To be honest, I’m often having second thoughts before writing an email about something really delicate. And I usually write in a manner that for example the person which is being mentioned there not in a nice way would be still alright to read it. Well firstly, I do not trust myself that I won’t send the mail to someone wrong (happend to the head of HR in one company that she mistook a name of the boss with the name of an employee which she wanted to fire, oops). Secondly, the digital representation of our messages makes it so easy to copy+paste, to resend it, to spread it.
I wanted to say something meaningful now, but I have another story about the new ingenious ways to pay on the internet. A lady in a tram was on the phone: “To buy the ticket you will need some numbers from my card, wait a second.” Whole tram hold their breath, while the lady was dictating the data closing the conversation with: “Isn’t it great that it is so easy today?”
What to say.

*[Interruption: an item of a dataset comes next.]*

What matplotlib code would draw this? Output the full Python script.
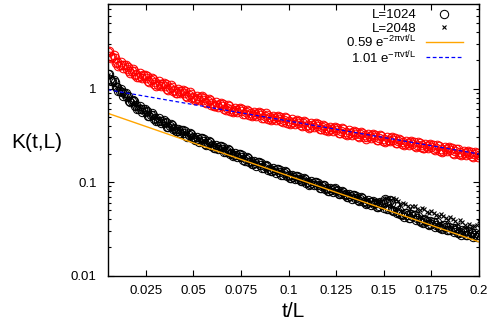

Postal secret is here for some time. We should definitely build on it. The jungle of technologies is making our communication vulnerable. And we can easy put ourselves in troubles by making something stupid. I would say that some education could do some good and that we should think twice if we are dealing with important data. There are experts (and you can google their opinions) that can help you with security of your communication channels (or help you to choose the right channels). It starts with giving it a thought – what I wouldn’t be happy about if it leaked out?
- Finn, R. L., Wright, D., & Friedewald, M. (2013). Seven types of privacy. In European data protection: coming of age (pp. 3-32). Springer Netherlands.